═══ Task inputs
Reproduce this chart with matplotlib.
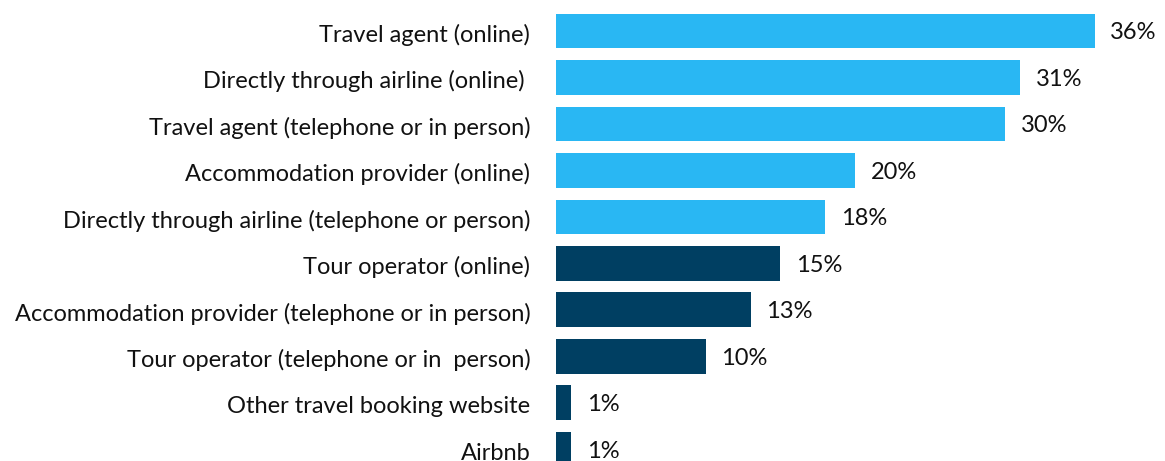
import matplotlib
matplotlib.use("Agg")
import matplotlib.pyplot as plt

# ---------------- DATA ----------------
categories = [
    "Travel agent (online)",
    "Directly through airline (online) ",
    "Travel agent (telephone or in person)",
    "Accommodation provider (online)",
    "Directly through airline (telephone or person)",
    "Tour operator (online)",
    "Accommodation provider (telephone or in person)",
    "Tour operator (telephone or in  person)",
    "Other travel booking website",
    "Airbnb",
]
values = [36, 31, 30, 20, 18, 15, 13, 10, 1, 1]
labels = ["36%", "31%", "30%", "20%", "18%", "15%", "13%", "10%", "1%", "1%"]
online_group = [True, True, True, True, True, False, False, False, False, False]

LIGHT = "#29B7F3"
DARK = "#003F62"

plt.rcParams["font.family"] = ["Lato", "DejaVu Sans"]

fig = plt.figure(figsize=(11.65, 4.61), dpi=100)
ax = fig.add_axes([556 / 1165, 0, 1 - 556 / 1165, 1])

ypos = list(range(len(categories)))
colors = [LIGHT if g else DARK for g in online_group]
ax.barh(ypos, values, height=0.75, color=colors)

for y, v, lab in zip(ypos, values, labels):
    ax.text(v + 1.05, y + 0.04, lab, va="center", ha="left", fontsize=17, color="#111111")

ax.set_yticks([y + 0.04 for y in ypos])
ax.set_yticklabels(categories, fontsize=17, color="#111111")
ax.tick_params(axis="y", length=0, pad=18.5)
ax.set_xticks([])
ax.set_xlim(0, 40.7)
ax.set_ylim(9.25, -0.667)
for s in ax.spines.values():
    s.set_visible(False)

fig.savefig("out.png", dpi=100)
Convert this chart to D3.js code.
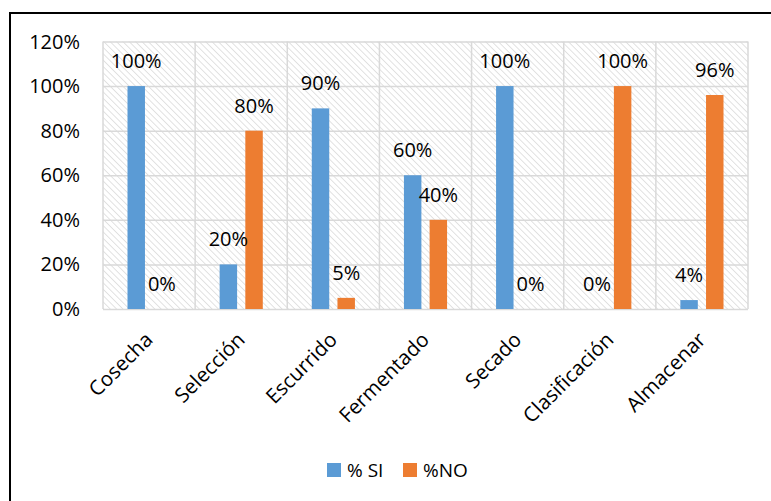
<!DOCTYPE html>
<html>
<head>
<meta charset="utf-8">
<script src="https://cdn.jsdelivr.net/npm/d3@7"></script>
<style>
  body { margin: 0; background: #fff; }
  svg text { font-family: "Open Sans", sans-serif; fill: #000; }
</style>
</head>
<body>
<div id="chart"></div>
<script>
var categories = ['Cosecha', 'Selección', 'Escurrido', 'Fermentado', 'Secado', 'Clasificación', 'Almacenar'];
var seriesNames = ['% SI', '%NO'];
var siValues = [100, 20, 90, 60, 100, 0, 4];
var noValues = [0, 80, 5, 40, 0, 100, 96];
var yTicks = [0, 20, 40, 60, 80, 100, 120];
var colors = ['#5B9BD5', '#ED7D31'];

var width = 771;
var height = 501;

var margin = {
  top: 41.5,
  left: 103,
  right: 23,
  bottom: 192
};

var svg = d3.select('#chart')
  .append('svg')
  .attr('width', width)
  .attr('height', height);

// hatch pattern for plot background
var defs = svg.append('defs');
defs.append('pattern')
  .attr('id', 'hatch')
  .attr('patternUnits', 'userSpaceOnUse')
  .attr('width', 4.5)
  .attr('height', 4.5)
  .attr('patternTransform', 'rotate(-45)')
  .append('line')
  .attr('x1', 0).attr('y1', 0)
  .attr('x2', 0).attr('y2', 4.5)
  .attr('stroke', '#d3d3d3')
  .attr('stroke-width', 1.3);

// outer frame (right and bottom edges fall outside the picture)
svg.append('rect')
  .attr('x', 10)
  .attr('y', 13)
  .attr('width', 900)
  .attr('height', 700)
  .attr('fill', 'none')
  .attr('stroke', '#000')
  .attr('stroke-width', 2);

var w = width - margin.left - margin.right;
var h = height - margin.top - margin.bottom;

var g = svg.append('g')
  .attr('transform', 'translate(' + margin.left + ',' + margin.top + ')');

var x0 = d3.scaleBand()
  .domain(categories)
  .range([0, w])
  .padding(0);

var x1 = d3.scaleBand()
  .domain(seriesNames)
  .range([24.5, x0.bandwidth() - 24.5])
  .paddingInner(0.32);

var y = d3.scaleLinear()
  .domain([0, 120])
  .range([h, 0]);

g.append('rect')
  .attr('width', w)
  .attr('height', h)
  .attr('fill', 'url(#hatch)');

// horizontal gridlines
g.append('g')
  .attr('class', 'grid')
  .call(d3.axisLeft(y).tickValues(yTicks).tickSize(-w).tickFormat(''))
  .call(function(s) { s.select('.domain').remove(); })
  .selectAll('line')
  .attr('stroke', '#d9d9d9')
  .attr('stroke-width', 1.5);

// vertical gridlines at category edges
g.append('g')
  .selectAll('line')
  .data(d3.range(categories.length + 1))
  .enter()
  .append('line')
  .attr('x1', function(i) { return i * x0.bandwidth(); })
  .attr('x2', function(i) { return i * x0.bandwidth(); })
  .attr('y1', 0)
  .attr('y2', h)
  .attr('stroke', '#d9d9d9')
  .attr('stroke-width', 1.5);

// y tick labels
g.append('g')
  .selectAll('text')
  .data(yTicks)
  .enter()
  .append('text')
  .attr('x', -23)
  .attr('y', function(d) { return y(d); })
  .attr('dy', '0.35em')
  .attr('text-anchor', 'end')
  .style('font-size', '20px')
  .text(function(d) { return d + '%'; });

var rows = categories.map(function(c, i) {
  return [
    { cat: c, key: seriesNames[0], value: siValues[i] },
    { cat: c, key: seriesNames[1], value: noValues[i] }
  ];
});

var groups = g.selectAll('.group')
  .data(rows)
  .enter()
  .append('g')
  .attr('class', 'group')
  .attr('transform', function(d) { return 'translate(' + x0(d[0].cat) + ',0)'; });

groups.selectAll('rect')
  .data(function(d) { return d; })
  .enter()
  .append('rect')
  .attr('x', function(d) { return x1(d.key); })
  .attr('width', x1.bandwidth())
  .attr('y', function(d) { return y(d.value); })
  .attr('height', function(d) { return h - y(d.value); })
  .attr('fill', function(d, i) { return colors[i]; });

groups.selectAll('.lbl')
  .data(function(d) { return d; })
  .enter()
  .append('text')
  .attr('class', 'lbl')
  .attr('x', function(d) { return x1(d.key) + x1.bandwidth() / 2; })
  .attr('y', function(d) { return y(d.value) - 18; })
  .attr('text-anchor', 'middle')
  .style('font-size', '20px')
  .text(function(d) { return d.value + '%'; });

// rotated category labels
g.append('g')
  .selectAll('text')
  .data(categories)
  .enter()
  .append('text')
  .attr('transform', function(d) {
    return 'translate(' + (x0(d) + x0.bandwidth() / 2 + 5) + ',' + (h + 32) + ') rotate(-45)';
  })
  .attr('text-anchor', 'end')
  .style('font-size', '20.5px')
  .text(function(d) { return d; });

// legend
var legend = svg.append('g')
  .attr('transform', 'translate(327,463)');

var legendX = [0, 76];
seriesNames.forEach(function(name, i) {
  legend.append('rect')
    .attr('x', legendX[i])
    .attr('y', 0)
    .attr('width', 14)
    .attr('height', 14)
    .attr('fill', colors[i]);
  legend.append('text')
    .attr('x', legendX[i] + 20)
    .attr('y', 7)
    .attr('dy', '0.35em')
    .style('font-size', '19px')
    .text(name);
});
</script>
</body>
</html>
══════
- **Goal**
Restate each of the entries above word for word and skip every image.

- **Full answer**
Reproduce this chart with matplotlib.
import matplotlib
matplotlib.use("Agg")
import matplotlib.pyplot as plt

# ---------------- DATA ----------------
categories = [
    "Travel agent (online)",
    "Directly through airline (online) ",
    "Travel agent (telephone or in person)",
    "Accommodation provider (online)",
    "Directly through airline (telephone or person)",
    "Tour operator (online)",
    "Accommodation provider (telephone or in person)",
    "Tour operator (telephone or in  person)",
    "Other travel booking website",
    "Airbnb",
]
values = [36, 31, 30, 20, 18, 15, 13, 10, 1, 1]
labels = ["36%", "31%", "30%", "20%", "18%", "15%", "13%", "10%", "1%", "1%"]
online_group = [True, True, True, True, True, False, False, False, False, False]

LIGHT = "#29B7F3"
DARK = "#003F62"

plt.rcParams["font.family"] = ["Lato", "DejaVu Sans"]

fig = plt.figure(figsize=(11.65, 4.61), dpi=100)
ax = fig.add_axes([556 / 1165, 0, 1 - 556 / 1165, 1])

ypos = list(range(len(categories)))
colors = [LIGHT if g else DARK for g in online_group]
ax.barh(ypos, values, height=0.75, color=colors)

for y, v, lab in zip(ypos, values, labels):
    ax.text(v + 1.05, y + 0.04, lab, va="center", ha="left", fontsize=17, color="#111111")

ax.set_yticks([y + 0.04 for y in ypos])
ax.set_yticklabels(categories, fontsize=17, color="#111111")
ax.tick_params(axis="y", length=0, pad=18.5)
ax.set_xticks([])
ax.set_xlim(0, 40.7)
ax.set_ylim(9.25, -0.667)
for s in ax.spines.values():
    s.set_visible(False)

fig.savefig("out.png", dpi=100)
Convert this chart to D3.js code.
<!DOCTYPE html>
<html>
<head>
<meta charset="utf-8">
<script src="https://cdn.jsdelivr.net/npm/d3@7"></script>
<style>
  body { margin: 0; background: #fff; }
  svg text { font-family: "Open Sans", sans-serif; fill: #000; }
</style>
</head>
<body>
<div id="chart"></div>
<script>
var categories = ['Cosecha', 'Selección', 'Escurrido', 'Fermentado', 'Secado', 'Clasificación', 'Almacenar'];
var seriesNames = ['% SI', '%NO'];
var siValues = [100, 20, 90, 60, 100, 0, 4];
var noValues = [0, 80, 5, 40, 0, 100, 96];
var yTicks = [0, 20, 40, 60, 80, 100, 120];
var colors = ['#5B9BD5', '#ED7D31'];

var width = 771;
var height = 501;

var margin = {
  top: 41.5,
  left: 103,
  right: 23,
  bottom: 192
};

var svg = d3.select('#chart')
  .append('svg')
  .attr('width', width)
  .attr('height', height);

// hatch pattern for plot background
var defs = svg.append('defs');
defs.append('pattern')
  .attr('id', 'hatch')
  .attr('patternUnits', 'userSpaceOnUse')
  .attr('width', 4.5)
  .attr('height', 4.5)
  .attr('patternTransform', 'rotate(-45)')
  .append('line')
  .attr('x1', 0).attr('y1', 0)
  .attr('x2', 0).attr('y2', 4.5)
  .attr('stroke', '#d3d3d3')
  .attr('stroke-width', 1.3);

// outer frame (right and bottom edges fall outside the picture)
svg.append('rect')
  .attr('x', 10)
  .attr('y', 13)
  .attr('width', 900)
  .attr('height', 700)
  .attr('fill', 'none')
  .attr('stroke', '#000')
  .attr('stroke-width', 2);

var w = width - margin.left - margin.right;
var h = height - margin.top - margin.bottom;

var g = svg.append('g')
  .attr('transform', 'translate(' + margin.left + ',' + margin.top + ')');

var x0 = d3.scaleBand()
  .domain(categories)
  .range([0, w])
  .padding(0);

var x1 = d3.scaleBand()
  .domain(seriesNames)
  .range([24.5, x0.bandwidth() - 24.5])
  .paddingInner(0.32);

var y = d3.scaleLinear()
  .domain([0, 120])
  .range([h, 0]);

g.append('rect')
  .attr('width', w)
  .attr('height', h)
  .attr('fill', 'url(#hatch)');

// horizontal gridlines
g.append('g')
  .attr('class', 'grid')
  .call(d3.axisLeft(y).tickValues(yTicks).tickSize(-w).tickFormat(''))
  .call(function(s) { s.select('.domain').remove(); })
  .selectAll('line')
  .attr('stroke', '#d9d9d9')
  .attr('stroke-width', 1.5);

// vertical gridlines at category edges
g.append('g')
  .selectAll('line')
  .data(d3.range(categories.length + 1))
  .enter()
  .append('line')
  .attr('x1', function(i) { return i * x0.bandwidth(); })
  .attr('x2', function(i) { return i * x0.bandwidth(); })
  .attr('y1', 0)
  .attr('y2', h)
  .attr('stroke', '#d9d9d9')
  .attr('stroke-width', 1.5);

// y tick labels
g.append('g')
  .selectAll('text')
  .data(yTicks)
  .enter()
  .append('text')
  .attr('x', -23)
  .attr('y', function(d) { return y(d); })
  .attr('dy', '0.35em')
  .attr('text-anchor', 'end')
  .style('font-size', '20px')
  .text(function(d) { return d + '%'; });

var rows = categories.map(function(c, i) {
  return [
    { cat: c, key: seriesNames[0], value: siValues[i] },
    { cat: c, key: seriesNames[1], value: noValues[i] }
  ];
});

var groups = g.selectAll('.group')
  .data(rows)
  .enter()
  .append('g')
  .attr('class', 'group')
  .attr('transform', function(d) { return 'translate(' + x0(d[0].cat) + ',0)'; });

groups.selectAll('rect')
  .data(function(d) { return d; })
  .enter()
  .append('rect')
  .attr('x', function(d) { return x1(d.key); })
  .attr('width', x1.bandwidth())
  .attr('y', function(d) { return y(d.value); })
  .attr('height', function(d) { return h - y(d.value); })
  .attr('fill', function(d, i) { return colors[i]; });

groups.selectAll('.lbl')
  .data(function(d) { return d; })
  .enter()
  .append('text')
  .attr('class', 'lbl')
  .attr('x', function(d) { return x1(d.key) + x1.bandwidth() / 2; })
  .attr('y', function(d) { return y(d.value) - 18; })
  .attr('text-anchor', 'middle')
  .style('font-size', '20px')
  .text(function(d) { return d.value + '%'; });

// rotated category labels
g.append('g')
  .selectAll('text')
  .data(categories)
  .enter()
  .append('text')
  .attr('transform', function(d) {
    return 'translate(' + (x0(d) + x0.bandwidth() / 2 + 5) + ',' + (h + 32) + ') rotate(-45)';
  })
  .attr('text-anchor', 'end')
  .style('font-size', '20.5px')
  .text(function(d) { return d; });

// legend
var legend = svg.append('g')
  .attr('transform', 'translate(327,463)');

var legendX = [0, 76];
seriesNames.forEach(function(name, i) {
  legend.append('rect')
    .attr('x', legendX[i])
    .attr('y', 0)
    .attr('width', 14)
    .attr('height', 14)
    .attr('fill', colors[i]);
  legend.append('text')
    .attr('x', legendX[i] + 20)
    .attr('y', 7)
    .attr('dy', '0.35em')
    .style('font-size', '19px')
    .text(name);
});
</script>
</body>
</html>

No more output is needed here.